Cross thread access of registers

Technical questions regarding the XTC tools and programming with XMOS.
TjBordelon
Active Member
Posts: 39
Joined: Mon Jul 29, 2013 4:41 pm

Post by TjBordelon »

Lol. Yes, I know :) You're so precise. I mean exact in that they all start up without unnecessary delay. If you have to signal each in turn they wind up starting a few cycles delayed each.

Here's how I wound up doing it. It still has the same trouble but I think I save resources by using locks.

Note that I live in C now and do evil pointer sharing. So multiple threads have the signal object. Each thread seems to take a full trip through the queue before they each see the signal. Maybe there's room for improvement. But the end result is pretty clean...

Code: Select all

unsigned int signal = 0;

void thread1()
{
   ...
   signal = xcore_createsignal()
   ...
   // Tell the other threads to RUN!
   xcore_signal(signal);
}


void thread2()
{
   ...
  // Wait for mommy to say it's safe.
  xcore_waitsignal(signal)
   ...  
}

void thread3()
{
   ...
  // Wait for mommy to say it's safe.
  xcore_waitsignal(signal)
   ...  
}
and the asm...

Code: Select all


# Creates a signal
xcore_createsignal:
	entsp		0x2
	stw			r1, sp[0x01]
	getr		r0, 0x05							
	in			r1, res[r0]						
	ldw			r1, sp[0x01]
	retsp		0x02


# Signal the signal. Releases waiting threads!
xcore_signal:
	entsp		0x2
	stw			r1, sp[0x01]
	out			res[r0],r1							
	in			r1, res[r0]							
	ldw			r1, sp[0x01]
	retsp		0x02


# Wait on a signal. Other threads call this to block until signaled.
xcore_waitsignal:
	entsp		0x2
	stw			r1, sp[0x01]
	in			r1, res[r0]							
	out			res[r0],r1							
	ldw			r1, sp[0x01]
	retsp		0x02


User avatar
segher
XCore Expert
Posts: 844
Joined: Sun Jul 11, 2010 1:31 am

Post by segher »

TjBordelon wrote:Lol. Yes, I know :) You're so precise. I mean exact in that they all start up without unnecessary delay. If you have to signal each in turn they wind up starting a few cycles delayed each.
If you send all a token in order, so just a sequence of OUTs to the
channel ends, all threads can run exactly one cycle (of the "master"
thread) apart (when they actually start running depends on more things).

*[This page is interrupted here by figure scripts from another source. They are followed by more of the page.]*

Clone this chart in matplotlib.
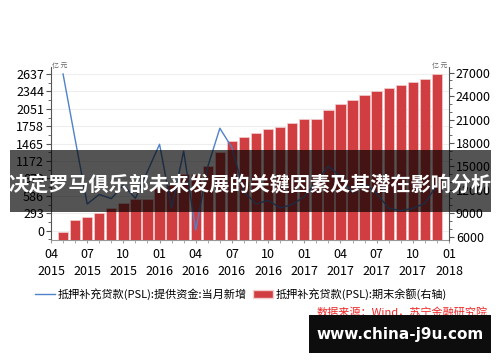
import numpy as np
import matplotlib
matplotlib.use('Agg')
import matplotlib.pyplot as plt
from matplotlib.patches import Rectangle, Patch
from matplotlib.lines import Line2D
from matplotlib.ticker import MultipleLocator

plt.rcParams['font.family'] = ['Noto Sans CJK SC', 'DejaVu Sans']

# data: May 2015 .. Dec 2017, monthly
months = np.arange(1, 33)
psl_new = [2637, 1540, 450, 610, 540, 770, 545, 1000, 1455, 385, 1340, 10,
           1078, 1724, 1400, 657, 450, 510, 385, 440, 573, 825, 1085, 909,
           640, 797, 630, 377, 337, 377, 461, 770]  # 亿元
psl_balance = [6600, 8120, 8520, 9080, 9680, 10330, 10850, 10850, 12280, 12670,
               14000, 14010, 15080, 16780, 18190, 18800, 19235, 19750, 20085,
               20510, 21110, 21110, 22220, 23030, 23500, 24100, 24650, 25000,
               25420, 25770, 26150, 26830]  # 亿元
tick_pos = np.arange(0, 34, 3)
tick_labels = ['04\n2015', '07\n2015', '10\n2015', '01\n2016', '04\n2016', '07\n2016',
               '10\n2016', '01\n2017', '04\n2017', '07\n2017', '10\n2017', '01\n2018']
left_ticks = [0, 293, 586, 879, 1172, 1465, 1758, 2051, 2344, 2637]
right_ticks = [6000, 9000, 12000, 15000, 18000, 21000, 24000, 27000]

line_label = '抵押补充贷款(PSL):提供资金:当月新增'
bar_label = '抵押补充贷款(PSL):期末余额(右轴)'
title = '决定罗马俱乐部未来发展的关键因素及其潜在影响分析'

bar_color = '#d03e42'
line_color = '#4f82c8'
axis_color = '#555555'

fig = plt.figure(figsize=(5, 3.62), dpi=100)
rect = [0.102, 0.337, 0.796, 0.478]
left_lim = (-156, 2755)
right_lim = (5577, 27728)

# base axes: left scale + grid
ax = fig.add_axes(rect)
ax.set_ylim(*left_lim)
ax.set_xlim(0, 33)
ax.set_yticks(left_ticks)
ax.yaxis.set_minor_locator(MultipleLocator(293 / 2))
ax.grid(axis='y', color='#eeeeee', linewidth=0.8)
ax.set_axisbelow(True)

# bars on right scale
ax2 = ax.twinx()
ax2.bar(months, psl_balance, width=0.86, bottom=0, color=bar_color,
        edgecolor='#f3d0d0', linewidth=0.5)
ax2.set_ylim(*right_lim)
ax2.set_yticks(right_ticks)
ax2.yaxis.set_minor_locator(MultipleLocator(1000))

# line on left scale, on top
ax3 = ax.twinx()
ax3.plot(months, psl_new, color=line_color, linewidth=1.0)
ax3.set_ylim(*left_lim)
ax3.set_yticks([])
ax3.set_xlim(0, 33)

for a in (ax, ax2, ax3):
    a.spines['top'].set_visible(False)
ax.spines['right'].set_visible(False)
ax3.spines['right'].set_visible(False)
ax3.spines['left'].set_visible(False)
ax3.spines['bottom'].set_visible(False)
ax2.spines['left'].set_visible(False)
ax2.spines['bottom'].set_visible(False)
ax.spines['left'].set_color(axis_color)
ax.spines['bottom'].set_color('#999999')
ax2.spines['right'].set_color(axis_color)

ax.set_xticks(tick_pos)
ax.set_xticklabels(tick_labels, fontsize=9, linespacing=1.4)
ax.xaxis.set_minor_locator(MultipleLocator(1))
ax.tick_params(axis='x', which='both', length=2.5, color='#999999', pad=3)
ax.tick_params(axis='y', which='major', length=3.5, color=axis_color, labelsize=9, pad=1.5)
ax.tick_params(axis='y', which='minor', length=2, color=axis_color)
ax2.tick_params(axis='y', which='major', length=3.5, color=axis_color, labelsize=9, pad=1.5)
ax2.tick_params(axis='y', which='minor', length=2, color=axis_color)

# unit labels
fig.text(0.104, 1 - 66 / 362, '亿 元', fontsize=5, color='#666666', va='center', ha='left')
fig.text(0.894, 1 - 66 / 362, '亿 元', fontsize=5, color='#666666', va='center', ha='right')

# legend
handles = [Line2D([], [], color=line_color, linewidth=1.0),
           Patch(facecolor=bar_color, edgecolor='#f3d0d0')]
fig.legend(handles, [line_label, bar_label], loc='center', ncol=2,
           bbox_to_anchor=(0.482, 1 - 294 / 362), frameon=False, fontsize=8.0,
           handlelength=1.8, handletextpad=0.3, columnspacing=0.5)

# source note
fig.text(0.976, 1 - 312 / 362, '数据来源：Wind，苏宁金融研究院', fontsize=8,
         color='#f02828', ha='right', va='center', style='italic')

# title band over the chart
fig.patches.append(Rectangle((10 / 500, 1 - 212 / 362), 481 / 500, 62 / 362,
                             transform=fig.transFigure, facecolor='black',
                             alpha=0.67, edgecolor='none', zorder=10))
fig.text(0.5, 1 - 184 / 362, title, fontsize=14.5, fontweight='bold',
         color='white', ha='center', va='center', zorder=11)

# watermark box
fig.patches.append(Rectangle((309 / 500, 1 - 353 / 362), 182 / 500, 38 / 362,
                             transform=fig.transFigure, facecolor='#0d0d0d',
                             edgecolor='none', zorder=10))
fig.text(400 / 500, 1 - 335 / 362, 'www.china-j9u.com', fontsize=11,
         fontweight='bold', color='white', ha='center', va='center',
         family='DejaVu Sans', zorder=11)

fig.savefig('out.png', dpi=100)
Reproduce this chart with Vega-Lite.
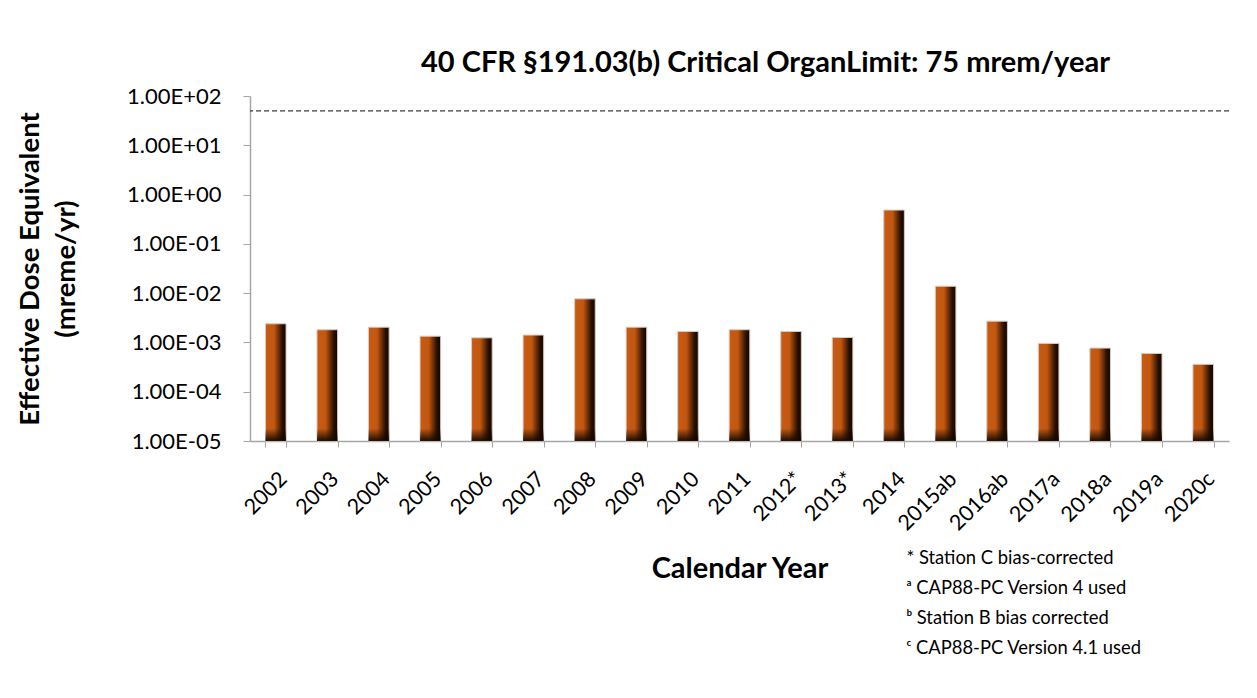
{
  "$schema": "https://vega.github.io/schema/vega-lite/v6.json",
  "width": 979,
  "height": 345,
  "autosize": {"type": "none"},
  "padding": {"left": 250, "top": 96, "right": 28, "bottom": 257},
  "background": "white",
  "title": {
    "text": "40 CFR §191.03(b) Critical OrganLimit: 75 mrem/year",
    "font": "Lato",
    "fontSize": 29,
    "fontWeight": "bold",
    "color": "#000000",
    "anchor": "middle",
    "dx": 26,
    "offset": 7
  },
  "datasets": {
    "doses": [
      {"year": "2002", "dose": 0.00239},
      {"year": "2003", "dose": 0.00181},
      {"year": "2004", "dose": 0.00204},
      {"year": "2005", "dose": 0.00134},
      {"year": "2006", "dose": 0.00124},
      {"year": "2007", "dose": 0.00141},
      {"year": "2008", "dose": 0.00766},
      {"year": "2009", "dose": 0.00204},
      {"year": "2010", "dose": 0.00167},
      {"year": "2011", "dose": 0.00181},
      {"year": "2012*", "dose": 0.00167},
      {"year": "2013*", "dose": 0.00126},
      {"year": "2014", "dose": 0.485},
      {"year": "2015ab", "dose": 0.0138},
      {"year": "2016ab", "dose": 0.0027},
      {"year": "2017a", "dose": 0.000955},
      {"year": "2018a", "dose": 0.000767},
      {"year": "2019a", "dose": 0.000598},
      {"year": "2020c", "dose": 0.000359}
    ],
    "limit": [
      {"limit": 50}
    ],
    "notes": [
      {"note": "* Station C bias-corrected"},
      {"note": "ᵃ CAP88-PC Version 4 used"},
      {"note": "ᵇ Station B bias corrected"},
      {"note": "ᶜ CAP88-PC Version 4.1 used"}
    ]
  },
  "layer": [
    {
      "data": {"name": "doses"},
      "mark": {
        "type": "bar",
        "stroke": "#d9cbc5",
        "strokeWidth": 1,
        "color": {
          "gradient": "linear",
          "x1": 0, "x2": 1, "y1": 0, "y2": 0,
          "stops": [
            {"offset": 0, "color": "#c85b12"},
            {"offset": 0.42, "color": "#c25710"},
            {"offset": 0.65, "color": "#6a2d08"},
            {"offset": 0.82, "color": "#281002"},
            {"offset": 1, "color": "#120600"}
          ]
        }
      },
      "encoding": {
        "x": {
          "field": "year",
          "type": "nominal",
          "sort": null,
          "scale": {"paddingInner": 0.6, "paddingOuter": 0.3},
          "axis": {
            "title": "Calendar Year",
            "titleFont": "Lato",
            "titleFontSize": 29,
            "titleFontWeight": "bold",
            "titleColor": "#000000",
            "titlePadding": 20,
            "labelAngle": -45,
            "labelFont": "Lato",
            "labelFontSize": 21.5,
            "labelColor": "#000000",
            "labelPadding": 21,
            "tickBand": "extent",
            "tickSize": 6,
            "tickColor": "#a6a6a6",
            "domainColor": "#a6a6a6",
            "domainWidth": 1.5,
            "grid": false
          }
        },
        "y": {
          "field": "dose",
          "type": "quantitative",
          "scale": {"type": "log", "domain": [0.00001, 100]},
          "axis": {
            "title": ["Effective Dose Equivalent", "(mreme/yr)"],
            "titleFont": "Lato",
            "titleFontSize": 27.5,
            "titleFontWeight": "bold",
            "titleColor": "#000000",
            "titleLineHeight": 36,
            "titlePadding": 46,
            "values": [0.00001, 0.0001, 0.001, 0.01, 0.1, 1, 10, 100],
            "labelExpr": "'1.00E' + (round(log(datum.value)/LN10) >= 0 ? '+' : '-') + (abs(round(log(datum.value)/LN10)) < 10 ? '0' : '') + abs(round(log(datum.value)/LN10))",
            "labelFont": "Lato",
            "labelFontSize": 22,
            "labelColor": "#000000",
            "labelPadding": 22,
            "tickSize": 7,
            "tickColor": "#a6a6a6",
            "domainColor": "#a6a6a6",
            "domainWidth": 1.5,
            "grid": false
          }
        },
        "y2": {"datum": 0.00001}
      }
    },
    {
      "data": {"name": "doses"},
      "mark": {
        "type": "bar",
        "color": {
          "gradient": "linear",
          "x1": 0, "x2": 0, "y1": 0, "y2": 1,
          "stops": [
            {"offset": 0, "color": "rgba(20,8,0,0)"},
            {"offset": 1, "color": "rgba(20,8,0,0.95)"}
          ]
        }
      },
      "encoding": {
        "x": {"field": "year", "type": "nominal", "sort": null},
        "y": {"datum": 0.00001},
        "y2": {"datum": 0.000018}
      }
    },
    {
      "data": {"name": "limit"},
      "mark": {"type": "rule", "color": "#3a3a3a", "strokeWidth": 1.3, "strokeDash": [5, 3]},
      "encoding": {"y": {"field": "limit", "type": "quantitative"}}
    },
    {
      "data": {"name": "notes"},
      "mark": {"type": "point", "opacity": 0},
      "encoding": {
        "color": {
          "field": "note",
          "type": "nominal",
          "scale": {
            "domain": ["* Station C bias-corrected", "ᵃ CAP88-PC Version 4 used", "ᵇ Station B bias corrected", "ᶜ CAP88-PC Version 4.1 used"],
            "range": ["#000000", "#000000", "#000000", "#000000"]
          },
          "legend": {
            "title": null,
            "orient": "none",
            "legendX": 638,
            "legendY": 453,
            "symbolSize": 0,
            "symbolStrokeWidth": 0,
            "symbolOpacity": 0,
            "labelOffset": 0,
            "labelFont": "Lato",
            "labelFontSize": 18.4,
            "labelColor": "#000000",
            "labelLimit": 400,
            "rowPadding": 11
          }
        }
      }
    }
  ],
  "config": {
    "view": {"stroke": null}
  }
}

With your code, you release the lock by the master thread, and then
all the slave threads get the lock and again release it. This takes longer.
Here's how I wound up doing it. It still has the same trouble but I think I save resources by using locks.
Probably. But you shouldn't worry, you're not going to run out anyway.
You first run out of pins, then clocks, then memory, then threads --
well it all depends of course, but my point is that you won't easily run
out of channel ends, even if you use a *lot* of them. There are 32 for
(at most) 8 threads after all...

Some hints on your code...

Code: Select all

xcore_signal:
	entsp		0x2
	stw			r1, sp[0x01]
	out			res[r0],r1							
	in			r1, res[r0]							
	ldw			r1, sp[0x01]
	retsp		0x02
You do not need to save/restore r1, since it is volatile in the ABI.
OUT on a lock ignores the value you output, while IN on a lock returns
the resource ID (i.e. the other parameter); so in both cases you can use
the same register for both. I.e.:

Code: Select all

xcore_signal:
	out res[r0],r0
	in r0,res[r0]
	retsp 0
If you write this as inline asm instead, the compiler can optimise
things better (you lose the call overhead, etc.):

Code: Select all

static inline void xcore_signal(unsigned lock)
{
	asm("out res[%0],%0 ; in %0,res[%0]" : : "r"(lock));
}
This stuff is slightly racy, which might be okay depending what
you use it for. If you *really* want *perfect* synchronisation
(all slave threads become ready at the same time, etc.), there are
hardware synchronisers (see MSYNC, SSYNC). But to use them
you'll have to start the slave threads yourself, which is not so easy...
TjBordelon
Active Member
Posts: 39
Joined: Mon Jul 29, 2013 4:41 pm

Post by TjBordelon »

Again, thanks so much. I'm new to XCORE but learning much faster thanks to your help. Lots of code to fix up with the new insight.